### Task
Can you set down, exactly as they appear below, the lines from the opening of the material through the one bearing "from matplotlib.patches import", minus the pictures?

————

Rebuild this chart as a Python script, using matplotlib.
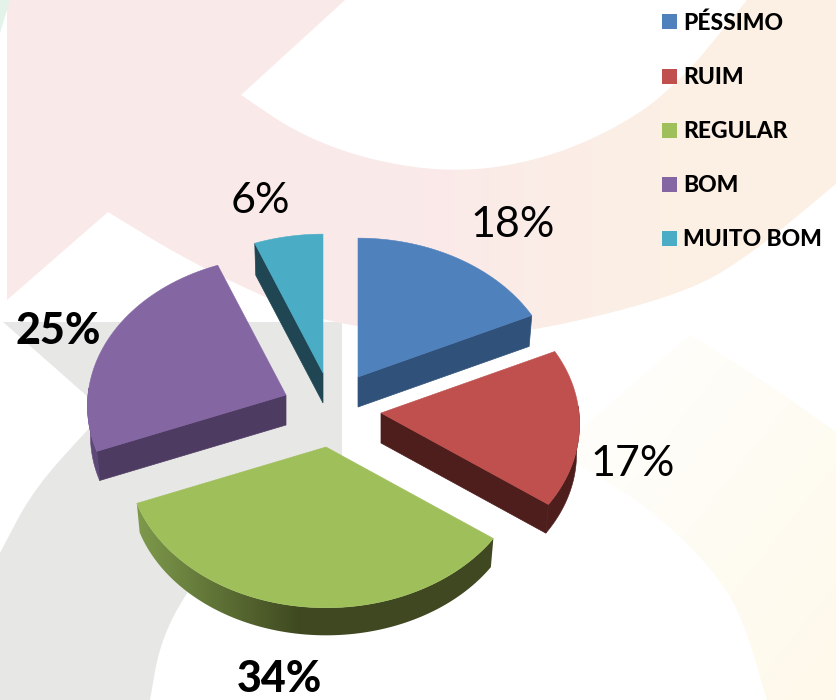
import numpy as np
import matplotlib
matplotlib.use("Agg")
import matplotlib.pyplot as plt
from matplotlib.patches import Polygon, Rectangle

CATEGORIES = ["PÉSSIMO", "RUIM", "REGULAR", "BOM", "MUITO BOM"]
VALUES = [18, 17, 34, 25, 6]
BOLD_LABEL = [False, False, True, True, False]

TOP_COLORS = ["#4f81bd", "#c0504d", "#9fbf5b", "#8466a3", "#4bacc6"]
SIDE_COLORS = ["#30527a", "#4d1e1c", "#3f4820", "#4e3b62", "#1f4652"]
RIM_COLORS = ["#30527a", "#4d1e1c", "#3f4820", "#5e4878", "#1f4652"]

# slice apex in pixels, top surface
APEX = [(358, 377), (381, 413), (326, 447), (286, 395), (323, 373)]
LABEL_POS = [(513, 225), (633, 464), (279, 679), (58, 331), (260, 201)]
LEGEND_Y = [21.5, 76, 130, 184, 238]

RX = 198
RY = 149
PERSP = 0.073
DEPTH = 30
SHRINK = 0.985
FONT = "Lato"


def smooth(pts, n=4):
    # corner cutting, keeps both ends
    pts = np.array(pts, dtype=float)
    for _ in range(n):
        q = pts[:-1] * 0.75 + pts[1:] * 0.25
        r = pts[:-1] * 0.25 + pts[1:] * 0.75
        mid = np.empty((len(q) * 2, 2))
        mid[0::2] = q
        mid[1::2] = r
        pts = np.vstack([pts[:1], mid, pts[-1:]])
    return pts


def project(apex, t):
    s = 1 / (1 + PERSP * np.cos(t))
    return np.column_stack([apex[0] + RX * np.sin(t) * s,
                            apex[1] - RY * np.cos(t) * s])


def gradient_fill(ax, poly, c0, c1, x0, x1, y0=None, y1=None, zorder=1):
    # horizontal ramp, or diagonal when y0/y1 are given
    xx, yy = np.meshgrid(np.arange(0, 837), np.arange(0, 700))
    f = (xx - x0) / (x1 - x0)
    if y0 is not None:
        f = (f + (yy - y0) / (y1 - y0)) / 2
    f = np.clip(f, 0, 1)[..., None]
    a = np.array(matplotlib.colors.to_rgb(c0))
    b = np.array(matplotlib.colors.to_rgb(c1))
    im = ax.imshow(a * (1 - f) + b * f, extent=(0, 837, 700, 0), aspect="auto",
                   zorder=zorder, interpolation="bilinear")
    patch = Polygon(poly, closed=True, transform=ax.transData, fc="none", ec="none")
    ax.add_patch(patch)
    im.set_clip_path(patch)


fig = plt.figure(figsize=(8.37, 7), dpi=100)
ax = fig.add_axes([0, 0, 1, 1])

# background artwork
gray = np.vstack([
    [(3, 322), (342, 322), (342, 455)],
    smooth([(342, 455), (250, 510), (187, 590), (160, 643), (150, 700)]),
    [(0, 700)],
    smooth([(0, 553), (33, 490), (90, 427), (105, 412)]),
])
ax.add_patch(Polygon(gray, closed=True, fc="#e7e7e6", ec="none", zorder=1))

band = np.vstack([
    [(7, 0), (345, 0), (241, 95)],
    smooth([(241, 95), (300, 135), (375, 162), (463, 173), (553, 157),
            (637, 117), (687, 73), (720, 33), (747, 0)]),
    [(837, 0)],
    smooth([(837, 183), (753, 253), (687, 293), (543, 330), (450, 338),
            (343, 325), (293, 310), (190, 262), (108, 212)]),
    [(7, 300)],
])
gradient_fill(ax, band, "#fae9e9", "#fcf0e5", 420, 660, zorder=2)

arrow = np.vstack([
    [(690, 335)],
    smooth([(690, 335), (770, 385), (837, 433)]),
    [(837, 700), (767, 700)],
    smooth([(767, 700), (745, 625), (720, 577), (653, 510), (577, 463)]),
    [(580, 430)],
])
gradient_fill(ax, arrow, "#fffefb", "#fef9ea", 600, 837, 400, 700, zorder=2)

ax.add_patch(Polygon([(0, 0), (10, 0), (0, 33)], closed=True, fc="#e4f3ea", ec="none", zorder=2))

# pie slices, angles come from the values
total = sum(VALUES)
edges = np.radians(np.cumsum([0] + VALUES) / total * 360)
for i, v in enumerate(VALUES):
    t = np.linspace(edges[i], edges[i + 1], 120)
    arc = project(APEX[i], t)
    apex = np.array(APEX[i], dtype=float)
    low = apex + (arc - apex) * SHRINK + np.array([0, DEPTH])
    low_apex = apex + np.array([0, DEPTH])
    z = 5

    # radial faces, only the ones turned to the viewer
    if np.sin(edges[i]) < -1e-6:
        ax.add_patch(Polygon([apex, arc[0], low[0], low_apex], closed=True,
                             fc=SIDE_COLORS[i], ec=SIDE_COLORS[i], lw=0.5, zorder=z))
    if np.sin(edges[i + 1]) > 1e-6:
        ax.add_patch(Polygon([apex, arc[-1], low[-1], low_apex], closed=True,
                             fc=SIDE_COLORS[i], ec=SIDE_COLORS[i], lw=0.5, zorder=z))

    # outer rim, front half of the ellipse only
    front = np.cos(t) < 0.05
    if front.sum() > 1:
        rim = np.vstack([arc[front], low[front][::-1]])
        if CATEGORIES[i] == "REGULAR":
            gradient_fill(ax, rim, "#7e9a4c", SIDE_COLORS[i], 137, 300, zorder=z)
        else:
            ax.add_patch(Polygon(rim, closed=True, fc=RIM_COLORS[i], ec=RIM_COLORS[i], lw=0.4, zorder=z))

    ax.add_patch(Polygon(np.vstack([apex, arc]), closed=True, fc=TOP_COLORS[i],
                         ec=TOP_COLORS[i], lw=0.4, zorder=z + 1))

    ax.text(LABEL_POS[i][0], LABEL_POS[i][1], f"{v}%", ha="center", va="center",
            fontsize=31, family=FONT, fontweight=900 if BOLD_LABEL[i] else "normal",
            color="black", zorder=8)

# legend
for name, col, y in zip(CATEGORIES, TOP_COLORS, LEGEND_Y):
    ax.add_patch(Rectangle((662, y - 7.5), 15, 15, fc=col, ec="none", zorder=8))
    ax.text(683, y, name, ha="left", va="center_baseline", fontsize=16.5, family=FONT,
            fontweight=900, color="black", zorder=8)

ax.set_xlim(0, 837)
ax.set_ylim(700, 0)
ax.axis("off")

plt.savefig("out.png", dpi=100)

————

### Task result
Rebuild this chart as a Python script, using matplotlib.
import numpy as np
import matplotlib
matplotlib.use("Agg")
import matplotlib.pyplot as plt
from matplotlib.patches import Polygon, Rectangle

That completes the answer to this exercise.